The Eqbas are moving right into their roles as peacekeepers and environmental control. They advise both Earth and Umeh to prepare for their coming and the changes that will entail. In the instance of Umeh, population control and environmental cleansing—and in the case of Earth, they plan to restore the plants and animals held in the gene bank; whether Earth likes it or not. They are also cleaning up the damage on Bezer'ej in record time. On Wess'Har, one Eqbas named Shapakti, is performing miracles. He has found a way to separate c'naatat from its human host, using sample tissue from Shan, but not from its wess'har host. He also started creating a jungle habitat using DNA and genomes from the gene bank.

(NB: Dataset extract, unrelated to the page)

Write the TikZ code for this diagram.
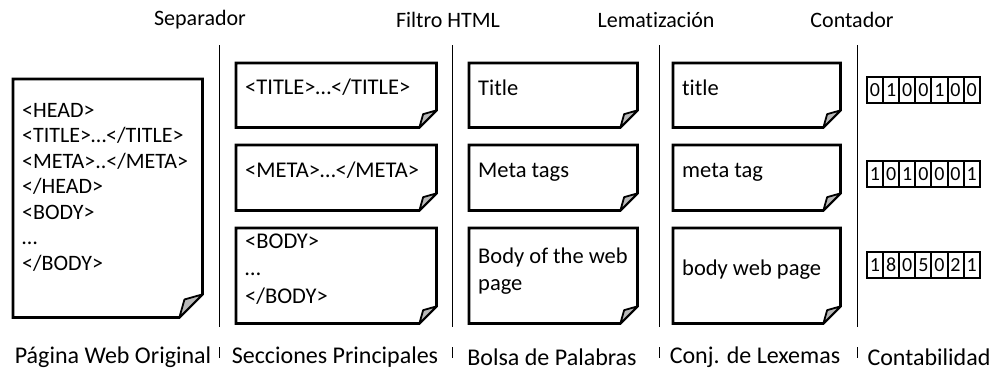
\documentclass[tikz,border=0pt]{standalone}
\usepackage{fontspec}
\setmainfont{Carlito}[Ligatures={NoCommon}]
\newcommand\foldbox[6]{%
  \node[boxarea, minimum width=#4pt, minimum height=#5pt, anchor=north west] (#1) at (#2,#3) {};
  \draw[boxline] (#1.north west) -- (#1.north east) -- ([yshift=#6pt]#1.south east)
     -- ([xshift=-#6pt]#1.south east) -- (#1.south west) -- cycle;
  \filldraw[foldfill] ([yshift=#6pt]#1.south east) -- ([shift={(-0.78*#6pt,0.78*#6pt)}]#1.south east)
     -- ([xshift=-#6pt]#1.south east) -- cycle;
}
\begin{document}
\begin{tikzpicture}[x=1pt,y=-1pt,
  boxarea/.style={inner sep=0pt, draw=none},
  boxline/.style={line width=2.7pt, line join=miter},
  foldfill/.style={fill=black!28, draw=black, line width=1.8pt, line join=round},
  txt/.style={font=\fontsize{22.5}{27}\selectfont, inner sep=0pt, anchor=base west},
  dtxt/.style={font=\fontsize{22}{26}\selectfont, inner sep=0pt, anchor=base west},
  toplab/.style={font=\fontsize{22}{26}\selectfont, inner sep=0pt},
  botlab/.style={font=\fontsize{24}{28}\selectfont, inner sep=0pt},
  sepline/.style={line width=0.9pt},
  cell/.style={draw, line width=2pt, minimum width=16.1pt, minimum height=26pt, inner sep=0pt,
     font=\fontsize{20}{24}\selectfont}]
\useasboundingbox (0,0) rectangle (995,383);

% separators
\foreach \x/\n in {219/a,452/b,659/c,857/d}{
  \coordinate (s\n-top) at (\x,45);
  \coordinate (s\n-mid) at (\x,327);
  \coordinate (s\n-low) at (\x,347);
  \coordinate (s\n-bot) at (\x,358);
  \draw[sepline] (s\n-top) -- (s\n-mid) (s\n-low) -- (s\n-bot);
}

% top labels
\node[toplab] (tl1) at (200,20) {Separador};
\node[toplab] (tl2) at (448,20) {Filtro HTML};
\node[toplab] (tl3) at (656,20) {Lematización};
\node[toplab] (tl4) at (852,20) {Contador};

% bottom labels
\node[botlab] (bl1) at (113,357) {Página Web Original};
\node[botlab] (bl2) at (335,357) {Secciones Principales};
\node[botlab] (bl3) at (552,357) {Bolsa de Palabras};
\node[botlab] (bl4) at (755,357) {Conj. de Lexemas};
\node[botlab] (bl5) at (929,357) {Contabilidad};

% original page
\foldbox{orig}{13}{79}{189}{238}{23}
\node[dtxt] (o1) at (22,117) {<HEAD>};
\node[dtxt] (o2) at (22,142.5) {<TITLE>…</TITLE>};
\node[dtxt] (o3) at (22,168) {<META>..</META>};
\node[dtxt] (o4) at (22,193.5) {</HEAD>};
\node[dtxt] (o5) at (22,219) {<BODY>};
\node[dtxt] (o6) at (22,244.5) {…};
\node[dtxt] (o7) at (22,270) {</BODY>};

% sections
\foldbox{sec1}{236}{63}{200}{64}{17}
\foldbox{sec2}{236}{145}{200}{65}{17}
\foldbox{sec3}{236}{228}{200}{95}{17}
\node[txt] (s1) at (245,94) {<TITLE>…</TITLE>};
\node[txt] (s2) at (245,177) {<META>…</META>};
\node[txt] (s3a) at (245,248) {<BODY>};
\node[txt] (s3b) at (245,275) {…};
\node[txt] (s3c) at (245,303) {</BODY>};

% bag of words
\foldbox{bag1}{469}{63}{168}{64}{17}
\foldbox{bag2}{469}{145}{168}{65}{17}
\foldbox{bag3}{469}{228}{168}{95}{17}
\node[txt] (b1) at (478,95) {Title};
\node[txt] (b2) at (478,177) {Meta tags};
\node[txt] (b3a) at (478,263) {Body of the web};
\node[txt] (b3b) at (478,290) {page};

% lexemes
\foldbox{lex1}{673}{63}{167}{64}{17}
\foldbox{lex2}{673}{145}{167}{65}{17}
\foldbox{lex3}{673}{228}{167}{95}{17}
\node[txt] (x1) at (682,95) {title};
\node[txt] (x2) at (682,177) {meta tag};
\node[txt] (x3) at (682,275) {body web page};

% counters
\foreach \d [count=\i] in {0,1,0,0,1,0,0}
  \node[cell] (c1-\i) at ({867+16.1*(\i-0.5)},90) {\d};
\foreach \d [count=\i] in {1,0,1,0,0,0,1}
  \node[cell] (c2-\i) at ({867+16.1*(\i-0.5)},174) {\d};
\foreach \d [count=\i] in {1,8,0,5,0,2,1}
  \node[cell] (c3-\i) at ({867+16.1*(\i-0.5)},265) {\d};
\end{tikzpicture}
\end{document}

Aras decides that he will go live with the Bezeri in spite of the pain it will cause him to be separated from Shan. Ade wants Shan to be happy and feels that he is in the way of Shan's and Aras' happiness so he decides to force Aras not to go. The solution presents itself in the form of Mohan Rayat and Lindsey Neville. Lindsey wants to redeem herself (and not die) and feels that the best way to accomplish this is to live underwater and serve the Bezeri. This would mean becoming infected with c'naatat. Ade agrees to this and infects both her and Rayat and send them to the depths with the Bezeri. Shan knows nothing of all this at this point and seems to finally accept her role as an isan to Ade and Aras in their polyandric relationship.